Exercise>
Please print exactly the lines below, from the start of the material up to and including the line with "plt.rcParams['axes.unicode_minus'] = False", but none of the pictures.
**** Given data ****
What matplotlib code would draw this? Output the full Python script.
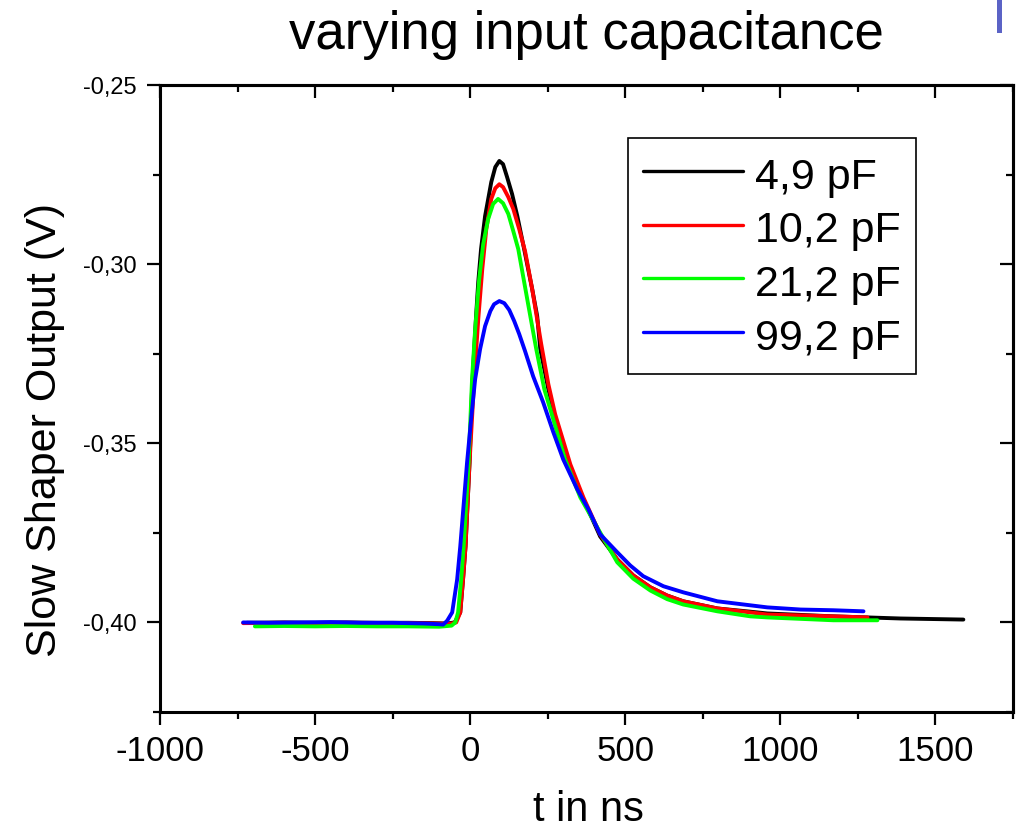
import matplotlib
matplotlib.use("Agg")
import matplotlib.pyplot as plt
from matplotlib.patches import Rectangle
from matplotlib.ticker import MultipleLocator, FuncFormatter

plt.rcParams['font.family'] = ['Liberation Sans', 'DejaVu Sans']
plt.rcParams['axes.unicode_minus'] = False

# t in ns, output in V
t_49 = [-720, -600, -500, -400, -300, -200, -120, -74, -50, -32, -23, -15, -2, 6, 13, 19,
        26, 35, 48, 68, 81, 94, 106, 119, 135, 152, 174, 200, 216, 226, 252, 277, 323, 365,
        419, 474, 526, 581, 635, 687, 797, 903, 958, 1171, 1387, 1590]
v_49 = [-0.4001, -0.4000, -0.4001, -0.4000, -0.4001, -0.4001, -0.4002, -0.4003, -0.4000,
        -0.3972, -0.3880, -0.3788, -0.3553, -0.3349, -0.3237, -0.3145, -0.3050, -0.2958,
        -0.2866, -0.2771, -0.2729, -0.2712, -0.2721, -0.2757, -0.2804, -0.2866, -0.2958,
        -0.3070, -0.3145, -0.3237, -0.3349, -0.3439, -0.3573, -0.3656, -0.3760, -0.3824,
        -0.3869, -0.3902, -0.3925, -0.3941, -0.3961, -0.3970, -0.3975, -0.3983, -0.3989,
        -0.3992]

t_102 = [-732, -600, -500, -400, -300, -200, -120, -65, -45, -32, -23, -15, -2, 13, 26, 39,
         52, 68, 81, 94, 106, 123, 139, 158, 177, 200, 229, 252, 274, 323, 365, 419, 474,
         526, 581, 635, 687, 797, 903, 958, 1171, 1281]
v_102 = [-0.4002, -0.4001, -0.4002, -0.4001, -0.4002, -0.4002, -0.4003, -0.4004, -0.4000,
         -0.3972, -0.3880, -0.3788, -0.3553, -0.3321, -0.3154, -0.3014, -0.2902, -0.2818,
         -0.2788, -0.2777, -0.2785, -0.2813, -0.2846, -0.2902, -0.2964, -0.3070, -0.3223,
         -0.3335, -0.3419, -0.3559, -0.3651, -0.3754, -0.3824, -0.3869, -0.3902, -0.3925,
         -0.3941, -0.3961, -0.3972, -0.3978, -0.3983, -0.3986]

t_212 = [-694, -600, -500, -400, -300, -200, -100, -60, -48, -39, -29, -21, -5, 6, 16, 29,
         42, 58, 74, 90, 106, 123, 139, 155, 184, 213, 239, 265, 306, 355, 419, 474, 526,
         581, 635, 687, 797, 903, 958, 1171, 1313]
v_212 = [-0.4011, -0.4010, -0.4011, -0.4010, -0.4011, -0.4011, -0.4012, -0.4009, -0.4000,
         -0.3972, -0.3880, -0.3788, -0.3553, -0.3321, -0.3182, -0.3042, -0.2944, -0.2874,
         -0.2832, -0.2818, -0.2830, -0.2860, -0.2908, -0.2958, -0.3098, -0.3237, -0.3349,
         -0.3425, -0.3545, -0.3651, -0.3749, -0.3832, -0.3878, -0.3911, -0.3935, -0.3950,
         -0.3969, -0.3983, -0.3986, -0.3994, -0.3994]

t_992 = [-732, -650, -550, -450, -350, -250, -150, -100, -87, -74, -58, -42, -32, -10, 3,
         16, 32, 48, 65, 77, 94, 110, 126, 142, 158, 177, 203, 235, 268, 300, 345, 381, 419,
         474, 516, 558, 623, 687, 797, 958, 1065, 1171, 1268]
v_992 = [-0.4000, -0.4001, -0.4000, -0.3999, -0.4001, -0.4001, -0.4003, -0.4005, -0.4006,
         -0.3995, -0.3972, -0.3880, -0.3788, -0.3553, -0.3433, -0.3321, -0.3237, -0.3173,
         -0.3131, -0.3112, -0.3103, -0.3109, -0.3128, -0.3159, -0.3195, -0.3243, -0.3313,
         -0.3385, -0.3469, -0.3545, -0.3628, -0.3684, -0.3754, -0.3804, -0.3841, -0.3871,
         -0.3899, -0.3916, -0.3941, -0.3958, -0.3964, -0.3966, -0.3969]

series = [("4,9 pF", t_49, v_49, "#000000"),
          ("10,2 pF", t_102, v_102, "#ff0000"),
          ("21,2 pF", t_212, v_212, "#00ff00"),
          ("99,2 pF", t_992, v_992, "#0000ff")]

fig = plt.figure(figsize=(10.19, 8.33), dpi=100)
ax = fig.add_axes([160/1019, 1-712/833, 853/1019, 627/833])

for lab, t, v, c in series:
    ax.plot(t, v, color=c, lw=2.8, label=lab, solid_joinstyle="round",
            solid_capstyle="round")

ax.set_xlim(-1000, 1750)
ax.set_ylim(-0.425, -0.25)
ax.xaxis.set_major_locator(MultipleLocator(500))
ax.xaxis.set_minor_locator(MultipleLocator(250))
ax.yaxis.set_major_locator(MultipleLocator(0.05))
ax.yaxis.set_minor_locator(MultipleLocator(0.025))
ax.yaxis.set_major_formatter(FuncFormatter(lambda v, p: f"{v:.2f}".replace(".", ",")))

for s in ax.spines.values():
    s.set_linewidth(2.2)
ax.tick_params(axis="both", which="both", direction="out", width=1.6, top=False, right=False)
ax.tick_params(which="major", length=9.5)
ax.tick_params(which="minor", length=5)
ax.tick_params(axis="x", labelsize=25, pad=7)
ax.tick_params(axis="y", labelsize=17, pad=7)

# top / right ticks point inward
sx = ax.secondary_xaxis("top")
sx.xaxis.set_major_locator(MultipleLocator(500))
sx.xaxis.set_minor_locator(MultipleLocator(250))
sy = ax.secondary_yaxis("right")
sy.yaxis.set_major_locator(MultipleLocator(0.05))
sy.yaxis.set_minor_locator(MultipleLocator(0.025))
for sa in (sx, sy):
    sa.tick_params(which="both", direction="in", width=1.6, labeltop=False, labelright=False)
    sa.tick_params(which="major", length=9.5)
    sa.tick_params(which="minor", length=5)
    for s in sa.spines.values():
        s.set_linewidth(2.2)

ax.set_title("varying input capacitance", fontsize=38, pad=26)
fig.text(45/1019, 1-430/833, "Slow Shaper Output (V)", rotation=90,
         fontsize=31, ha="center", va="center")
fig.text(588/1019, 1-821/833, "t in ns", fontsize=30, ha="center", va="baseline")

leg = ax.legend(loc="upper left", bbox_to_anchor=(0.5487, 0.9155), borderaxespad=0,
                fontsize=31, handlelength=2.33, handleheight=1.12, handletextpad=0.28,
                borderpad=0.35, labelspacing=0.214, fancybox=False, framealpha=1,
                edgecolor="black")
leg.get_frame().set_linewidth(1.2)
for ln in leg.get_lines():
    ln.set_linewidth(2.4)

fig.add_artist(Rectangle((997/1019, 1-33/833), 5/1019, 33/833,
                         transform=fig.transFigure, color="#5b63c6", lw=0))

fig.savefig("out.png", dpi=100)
****
Reply>
What matplotlib code would draw this? Output the full Python script.
import matplotlib
matplotlib.use("Agg")
import matplotlib.pyplot as plt
from matplotlib.patches import Rectangle
from matplotlib.ticker import MultipleLocator, FuncFormatter

plt.rcParams['font.family'] = ['Liberation Sans', 'DejaVu Sans']
plt.rcParams['axes.unicode_minus'] = False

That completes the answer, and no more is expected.